▸ **INSTRUCTIONS FOR THE TASK**: Repeat the material exactly from its first line to the line that includes "const yMin = 0, yMax = 450, yStep = 50;". Skip pictures.

▸ **COLLECTED DATA**:

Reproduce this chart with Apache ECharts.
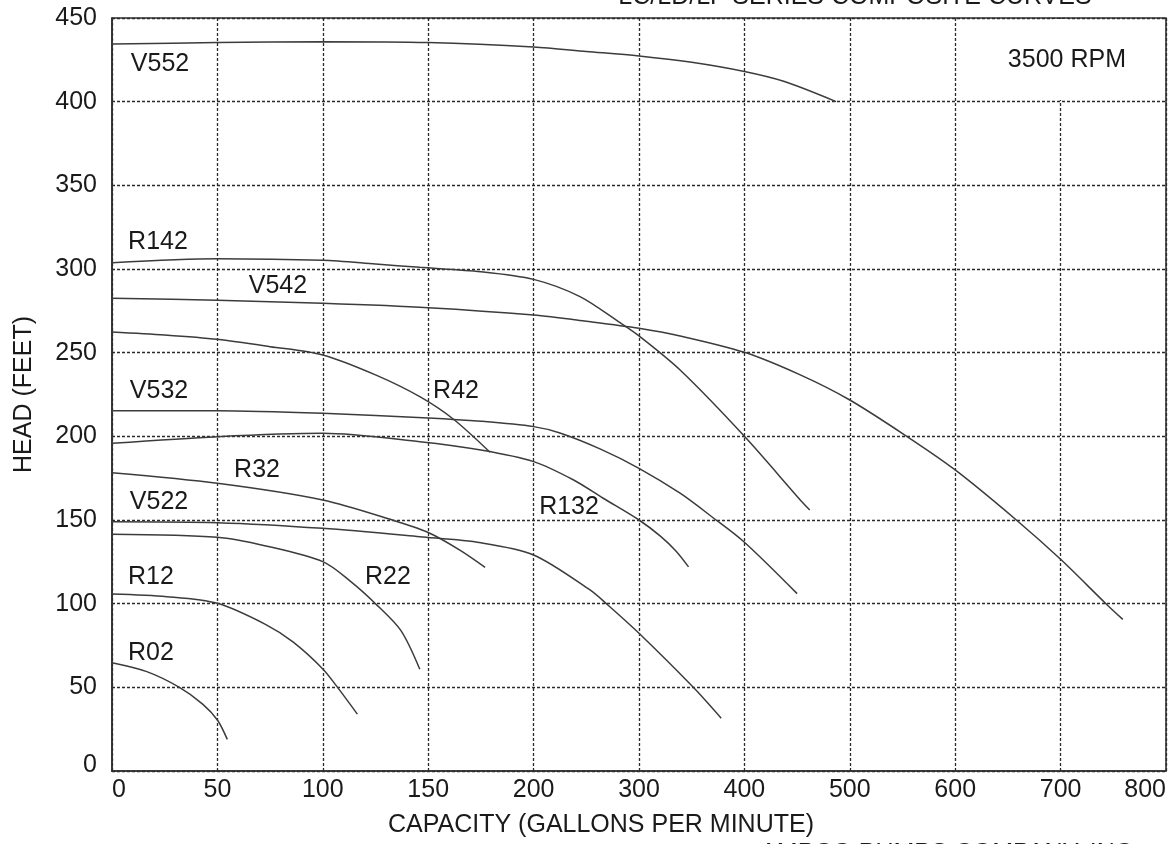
<!DOCTYPE html>
<html><head><meta charset="utf-8">
<script src="https://cdn.jsdelivr.net/npm/echarts@6/dist/echarts.min.js"></script>
<style>html,body{margin:0;padding:0;background:#fff}#c{width:1174px;height:844px}</style>
</head><body><div id="c"></div>
<script>
// X axis tick labels (GPM) – equally spaced on the chart (broken scale)
const xTickLabels = [0, 50, 100, 150, 200, 300, 400, 500, 600, 700, 800];
const yMin = 0, yMax = 450, yStep = 50;

// Curves: [capacity GPM, head FEET]
const R02  = [[0,64.7],[16.5,59.4],[32,50],[43,40],[50,30.5],[54.7,18.9]];
const R12  = [[0,105.8],[26,104.2],[50,100.2],[73,87.5],[86,77],[100,61],[107,50],[116.4,34]];
const R22  = [[0,141.5],[50,139.7],[73,134.5],[100,125.1],[113,113.5],[125,100],[137,84],[146,60.8]];
const V522 = [[0,149],[50,148.4],[100,145],[146,140],[175,136.4],[200,129.1],[253.5,108.2],[269,100],[300,82.3],[351.5,50],[378,31.5]];
const R32  = [[0,178.3],[50,172],[100,162],[133,150],[150,142.5],[165,132],[177,121.7]];
const R132 = [[0,195.8],[50,199.8],[100,201.8],[146,196.8],[175,191.8],[200,184.9],[238,173.9],[266,163],[300,150],[320,140.5],[335,131.5],[347,122]];
const V532 = [[0,215.3],[50,215.3],[100,213.8],[150,211],[175,209],[200,205.8],[225,202],[263,192.5],[300,180.9],[339,166],[370,151.5],[400,136.7],[450,106]];
const R42  = [[0,262.4],[25,260.6],[50,258],[75,253.6],[100,248.6],[125,236.7],[146,223.7],[162,210.2],[179.3,190.5]];
const V542 = [[0,282.5],[50,281.3],[100,279.5],[150,276.9],[200,272.5],[250,268.8],[300,264.6],[339,260],[400,250.2],[453,236.7],[500,221.7],[554,200],[600,179.9],[658,150],[700,126.5],[743,100],[759,90.6]];
const R142 = [[0,303.8],[50,306.2],[100,305.2],[125,303],[146,301],[175,298.4],[200,293.8],[244,283.5],[282,267.9],[300,260],[339,239.6],[400,200],[453,162],[462,156]];
const V552 = [[0,434.5],[50,435.3],[100,435.8],[150,435.3],[200,432.7],[250,430],[300,427.3],[350,423.5],[400,418],[438,412],[487,400]];

const curves = {R02, R12, R22, V522, R32, R132, V532, R42, V542, R142, V552};

// Text annotations: [text, GPM, FEET]
const annotations = [
  ['V552', 22.8, 422.5], ['R142', 21.8, 316.1], ['V542', 78.7, 289.8], ['R42', 163.2, 227.1],
  ['V532', 22.3, 226.8], ['R32', 68.8, 179.9], ['V522', 22.3, 160.8], ['R132', 233.6, 157.8],
  ['R22', 130.9, 115.9], ['R12', 18.5, 115.9], ['R02', 18.5, 70.5], ['3500 RPM', 706, 425]
];

const titleText = 'LC/LD/LF SERIES COMPOSITE CURVES';
const footerText = 'AMPCO PUMPS COMPANY, INC.';
const xName = 'CAPACITY (GALLONS PER MINUTE)';
const yName = 'HEAD (FEET)';

// piecewise-linear mapping of GPM to the equally spaced axis position
function gpmToPos(g) {
  const t = xTickLabels;
  for (let i = 0; i < t.length - 1; i++) {
    if (g <= t[i + 1]) return i + (g - t[i]) / (t[i + 1] - t[i]);
  }
  return t.length - 1;
}

const FONT = 'Liberation Sans, Arial, Helvetica, sans-serif';
const TXT = '#1a1a1a';
const gridLine = { show: true, lineStyle: { color: '#2a2a2a', width: 1.3, type: [3, 2] } };

const series = Object.keys(curves).map(name => ({
  name, type: 'line', smooth: 0.3, symbol: 'none',
  lineStyle: { color: '#3c3c3c', width: 1.5 },
  data: curves[name].map(p => [gpmToPos(p[0]), p[1]]),
  z: 3
}));

series.push({
  type: 'scatter', symbol: 'circle', symbolSize: 0.1, itemStyle: { color: '#ffffff', opacity: 1 },
  label: { show: true, position: 'inside', formatter: p => p.data.name,
    color: TXT, fontSize: 25, fontFamily: FONT, opacity: 1 },
  data: annotations.map(a => ({ name: a[0], value: [gpmToPos(a[1]), a[2]] })),
  markArea: { silent: true, itemStyle: { color: '#fff', opacity: 1 },
    data: [[{ coord: [gpmToPos(693), 401] }, { coord: [gpmToPos(707), 449.4] }]] },
  z: 4
});

const chart = echarts.init(document.getElementById('c'), null, { renderer: 'canvas' });
chart.setOption({
  animation: false,
  backgroundColor: '#fff',
  grid: { left: 112, right: 8, top: 18, bottom: 73, show: true, borderColor: '#303030', borderWidth: 1.6, backgroundColor: 'transparent' },
  xAxis: {
    type: 'value', min: 0, max: xTickLabels.length - 1, interval: 1,
    axisLine: { show: true, lineStyle: { color: '#303030', width: 1.6 } },
    axisTick: { show: false },
    axisLabel: { color: TXT, fontSize: 25, fontFamily: FONT, margin: 7,
      alignMinLabel: 'left', alignMaxLabel: 'right',
      formatter: v => String(xTickLabels[Math.round(v)]) },
    splitLine: gridLine
  },
  yAxis: {
    type: 'value', min: yMin, max: yMax, interval: yStep,
    axisLine: { show: true, lineStyle: { color: '#303030', width: 1.6 } },
    axisTick: { show: false },
    axisLabel: { color: TXT, fontSize: 25, fontFamily: FONT, margin: 15,
      formatter: v => v === 0 ? '{z|0}' : String(v),
      rich: { z: { fontSize: 25, fontFamily: FONT, color: TXT, padding: [0, 0, 12, 0] } } },
    splitLine: gridLine,
    name: yName, nameLocation: 'middle', nameGap: 75, nameRotate: 90,
    nameTextStyle: { color: TXT, fontSize: 25, fontFamily: FONT }
  },
  graphic: [
    { type: 'text', x: 601, y: 825, style: { text: xName, fill: TXT, font: '25px ' + FONT, align: 'center', verticalAlign: 'middle' } },
    { type: 'text', x: 855, y: -3, style: { text: titleText, fill: TXT, font: '25px ' + FONT, align: 'center', verticalAlign: 'middle' } },
    { type: 'text', x: 950, y: 854, style: { text: footerText, fill: TXT, font: '25px ' + FONT, align: 'center', verticalAlign: 'middle' } }
  ],
  series
});
</script>
</body></html>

▸ **RIGHT ANSWER**:
Reproduce this chart with Apache ECharts.
<!DOCTYPE html>
<html><head><meta charset="utf-8">
<script src="https://cdn.jsdelivr.net/npm/echarts@6/dist/echarts.min.js"></script>
<style>html,body{margin:0;padding:0;background:#fff}#c{width:1174px;height:844px}</style>
</head><body><div id="c"></div>
<script>
// X axis tick labels (GPM) – equally spaced on the chart (broken scale)
const xTickLabels = [0, 50, 100, 150, 200, 300, 400, 500, 600, 700, 800];
const yMin = 0, yMax = 450, yStep = 50;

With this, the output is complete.